> Exercise details: Begin at the first line of the data and copy each line through the one containing "0.20, 0.10, 0.05, 0.02, 0.0]", that line included, with no pictures.

> Source excerpt:
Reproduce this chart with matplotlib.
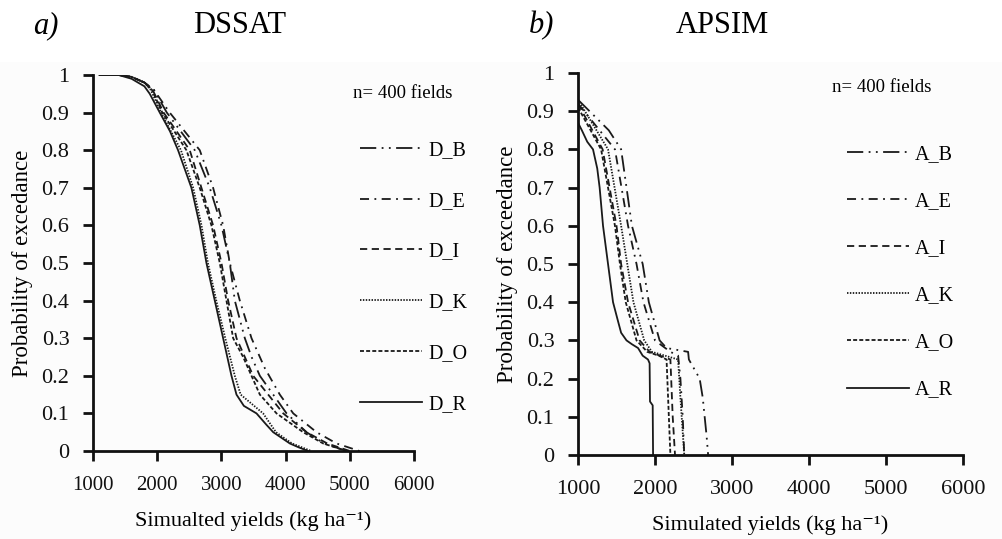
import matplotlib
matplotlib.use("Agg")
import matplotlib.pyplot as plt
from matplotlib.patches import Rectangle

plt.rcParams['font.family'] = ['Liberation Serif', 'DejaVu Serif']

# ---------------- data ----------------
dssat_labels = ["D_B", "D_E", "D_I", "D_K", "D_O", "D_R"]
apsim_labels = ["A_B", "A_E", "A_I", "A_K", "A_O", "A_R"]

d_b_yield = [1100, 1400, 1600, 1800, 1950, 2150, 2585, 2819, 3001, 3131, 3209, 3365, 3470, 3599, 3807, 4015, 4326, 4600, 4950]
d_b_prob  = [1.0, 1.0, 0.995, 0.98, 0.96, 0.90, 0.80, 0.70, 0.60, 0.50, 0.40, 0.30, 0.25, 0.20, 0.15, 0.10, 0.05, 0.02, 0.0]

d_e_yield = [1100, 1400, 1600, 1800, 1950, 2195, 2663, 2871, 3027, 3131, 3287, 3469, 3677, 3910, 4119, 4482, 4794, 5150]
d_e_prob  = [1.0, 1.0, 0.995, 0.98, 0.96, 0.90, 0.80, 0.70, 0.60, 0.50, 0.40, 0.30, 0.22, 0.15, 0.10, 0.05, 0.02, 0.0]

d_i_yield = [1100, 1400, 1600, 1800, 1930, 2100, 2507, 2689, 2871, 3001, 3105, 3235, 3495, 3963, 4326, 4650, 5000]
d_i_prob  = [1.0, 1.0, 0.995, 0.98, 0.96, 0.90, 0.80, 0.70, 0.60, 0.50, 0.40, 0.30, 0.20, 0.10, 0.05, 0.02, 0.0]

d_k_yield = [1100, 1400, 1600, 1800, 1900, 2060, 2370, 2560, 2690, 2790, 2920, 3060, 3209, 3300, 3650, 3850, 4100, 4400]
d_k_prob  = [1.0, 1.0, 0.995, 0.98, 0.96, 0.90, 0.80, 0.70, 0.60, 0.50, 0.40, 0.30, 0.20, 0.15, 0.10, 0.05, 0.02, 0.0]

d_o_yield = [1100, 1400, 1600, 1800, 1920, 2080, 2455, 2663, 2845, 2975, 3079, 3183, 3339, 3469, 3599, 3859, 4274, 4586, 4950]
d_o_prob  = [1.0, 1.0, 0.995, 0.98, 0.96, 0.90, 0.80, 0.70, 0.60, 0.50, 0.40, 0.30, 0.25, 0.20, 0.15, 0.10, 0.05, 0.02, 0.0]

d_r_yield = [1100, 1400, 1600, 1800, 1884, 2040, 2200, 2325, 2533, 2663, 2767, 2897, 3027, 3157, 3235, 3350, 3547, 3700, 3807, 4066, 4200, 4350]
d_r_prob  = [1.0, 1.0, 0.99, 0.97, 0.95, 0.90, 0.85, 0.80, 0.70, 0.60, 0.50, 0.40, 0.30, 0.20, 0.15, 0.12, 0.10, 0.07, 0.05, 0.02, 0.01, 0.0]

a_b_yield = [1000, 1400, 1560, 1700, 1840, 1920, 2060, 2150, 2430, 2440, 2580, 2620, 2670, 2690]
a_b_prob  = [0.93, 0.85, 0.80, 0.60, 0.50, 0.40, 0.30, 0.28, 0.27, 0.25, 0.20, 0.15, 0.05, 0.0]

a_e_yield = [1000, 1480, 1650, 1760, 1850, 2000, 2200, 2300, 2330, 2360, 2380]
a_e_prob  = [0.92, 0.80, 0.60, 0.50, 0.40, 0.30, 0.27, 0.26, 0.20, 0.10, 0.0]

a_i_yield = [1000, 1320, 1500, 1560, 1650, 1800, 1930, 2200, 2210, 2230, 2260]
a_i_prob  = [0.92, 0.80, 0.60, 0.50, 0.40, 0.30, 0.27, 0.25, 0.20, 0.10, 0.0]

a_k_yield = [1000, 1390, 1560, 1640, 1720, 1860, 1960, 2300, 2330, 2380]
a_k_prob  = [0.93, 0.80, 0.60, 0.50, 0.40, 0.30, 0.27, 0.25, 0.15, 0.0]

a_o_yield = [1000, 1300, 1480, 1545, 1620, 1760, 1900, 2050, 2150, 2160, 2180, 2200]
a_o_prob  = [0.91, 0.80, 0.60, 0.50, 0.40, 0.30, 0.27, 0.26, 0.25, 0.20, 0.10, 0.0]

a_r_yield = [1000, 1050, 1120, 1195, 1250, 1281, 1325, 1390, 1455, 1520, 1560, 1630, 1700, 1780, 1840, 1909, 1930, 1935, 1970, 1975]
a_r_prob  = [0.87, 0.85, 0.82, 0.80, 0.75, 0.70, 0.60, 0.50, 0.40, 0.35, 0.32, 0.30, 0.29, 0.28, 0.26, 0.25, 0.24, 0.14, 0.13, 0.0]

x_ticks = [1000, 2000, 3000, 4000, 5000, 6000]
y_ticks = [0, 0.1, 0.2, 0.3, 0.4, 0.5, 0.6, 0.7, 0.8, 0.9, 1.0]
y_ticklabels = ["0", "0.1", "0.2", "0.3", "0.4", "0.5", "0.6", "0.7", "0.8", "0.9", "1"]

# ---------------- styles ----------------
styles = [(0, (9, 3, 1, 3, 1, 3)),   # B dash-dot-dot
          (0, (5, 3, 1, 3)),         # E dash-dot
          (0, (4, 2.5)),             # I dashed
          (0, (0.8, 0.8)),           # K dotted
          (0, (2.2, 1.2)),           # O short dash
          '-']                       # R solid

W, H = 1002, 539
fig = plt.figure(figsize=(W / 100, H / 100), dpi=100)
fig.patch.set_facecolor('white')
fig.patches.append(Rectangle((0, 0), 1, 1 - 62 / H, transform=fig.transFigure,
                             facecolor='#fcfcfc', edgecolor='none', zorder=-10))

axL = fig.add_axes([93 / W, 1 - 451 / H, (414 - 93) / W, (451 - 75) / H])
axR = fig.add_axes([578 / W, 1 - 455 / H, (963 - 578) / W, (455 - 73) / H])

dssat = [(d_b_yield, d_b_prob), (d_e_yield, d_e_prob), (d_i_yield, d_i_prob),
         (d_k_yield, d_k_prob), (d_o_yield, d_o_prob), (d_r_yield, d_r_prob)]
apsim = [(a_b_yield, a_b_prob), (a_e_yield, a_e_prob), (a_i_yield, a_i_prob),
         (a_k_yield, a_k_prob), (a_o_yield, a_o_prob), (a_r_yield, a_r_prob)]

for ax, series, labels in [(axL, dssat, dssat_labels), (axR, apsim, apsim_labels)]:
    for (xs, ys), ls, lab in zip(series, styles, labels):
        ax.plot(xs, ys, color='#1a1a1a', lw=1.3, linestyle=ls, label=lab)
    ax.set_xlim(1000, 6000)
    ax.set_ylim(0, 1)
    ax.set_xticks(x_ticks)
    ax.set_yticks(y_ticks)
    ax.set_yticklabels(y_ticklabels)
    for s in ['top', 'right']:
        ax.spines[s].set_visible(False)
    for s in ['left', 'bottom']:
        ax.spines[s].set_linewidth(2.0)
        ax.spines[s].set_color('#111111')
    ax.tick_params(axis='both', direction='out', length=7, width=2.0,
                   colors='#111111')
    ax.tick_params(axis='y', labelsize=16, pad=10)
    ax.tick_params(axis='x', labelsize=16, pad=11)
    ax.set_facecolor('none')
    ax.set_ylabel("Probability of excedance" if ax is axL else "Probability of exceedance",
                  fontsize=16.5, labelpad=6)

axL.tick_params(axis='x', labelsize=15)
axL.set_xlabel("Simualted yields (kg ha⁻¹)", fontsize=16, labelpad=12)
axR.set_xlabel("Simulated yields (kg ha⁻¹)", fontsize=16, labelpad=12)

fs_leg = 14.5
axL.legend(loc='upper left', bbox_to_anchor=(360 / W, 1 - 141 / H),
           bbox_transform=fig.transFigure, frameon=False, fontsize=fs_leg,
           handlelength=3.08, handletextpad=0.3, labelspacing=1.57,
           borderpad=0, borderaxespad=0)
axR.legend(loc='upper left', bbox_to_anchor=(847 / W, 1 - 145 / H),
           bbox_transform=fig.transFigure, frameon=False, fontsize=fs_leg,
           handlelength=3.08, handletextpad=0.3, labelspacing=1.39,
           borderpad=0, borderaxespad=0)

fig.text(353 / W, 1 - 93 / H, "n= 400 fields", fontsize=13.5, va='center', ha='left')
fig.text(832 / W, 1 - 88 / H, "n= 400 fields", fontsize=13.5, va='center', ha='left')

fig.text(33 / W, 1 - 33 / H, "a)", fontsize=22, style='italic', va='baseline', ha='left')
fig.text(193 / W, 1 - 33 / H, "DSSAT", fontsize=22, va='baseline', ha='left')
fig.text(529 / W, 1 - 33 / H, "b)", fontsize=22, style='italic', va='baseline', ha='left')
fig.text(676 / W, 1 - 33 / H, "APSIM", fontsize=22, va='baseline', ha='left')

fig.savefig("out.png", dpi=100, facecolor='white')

> Written response:
Reproduce this chart with matplotlib.
import matplotlib
matplotlib.use("Agg")
import matplotlib.pyplot as plt
from matplotlib.patches import Rectangle

plt.rcParams['font.family'] = ['Liberation Serif', 'DejaVu Serif']

# ---------------- data ----------------
dssat_labels = ["D_B", "D_E", "D_I", "D_K", "D_O", "D_R"]
apsim_labels = ["A_B", "A_E", "A_I", "A_K", "A_O", "A_R"]

d_b_yield = [1100, 1400, 1600, 1800, 1950, 2150, 2585, 2819, 3001, 3131, 3209, 3365, 3470, 3599, 3807, 4015, 4326, 4600, 4950]
d_b_prob  = [1.0, 1.0, 0.995, 0.98, 0.96, 0.90, 0.80, 0.70, 0.60, 0.50, 0.40, 0.30, 0.25, 0.20, 0.15, 0.10, 0.05, 0.02, 0.0]

d_e_yield = [1100, 1400, 1600, 1800, 1950, 2195, 2663, 2871, 3027, 3131, 3287, 3469, 3677, 3910, 4119, 4482, 4794, 5150]
d_e_prob  = [1.0, 1.0, 0.995, 0.98, 0.96, 0.90, 0.80, 0.70, 0.60, 0.50, 0.40, 0.30, 0.22, 0.15, 0.10, 0.05, 0.02, 0.0]

d_i_yield = [1100, 1400, 1600, 1800, 1930, 2100, 2507, 2689, 2871, 3001, 3105, 3235, 3495, 3963, 4326, 4650, 5000]
d_i_prob  = [1.0, 1.0, 0.995, 0.98, 0.96, 0.90, 0.80, 0.70, 0.60, 0.50, 0.40, 0.30, 0.20, 0.10, 0.05, 0.02, 0.0]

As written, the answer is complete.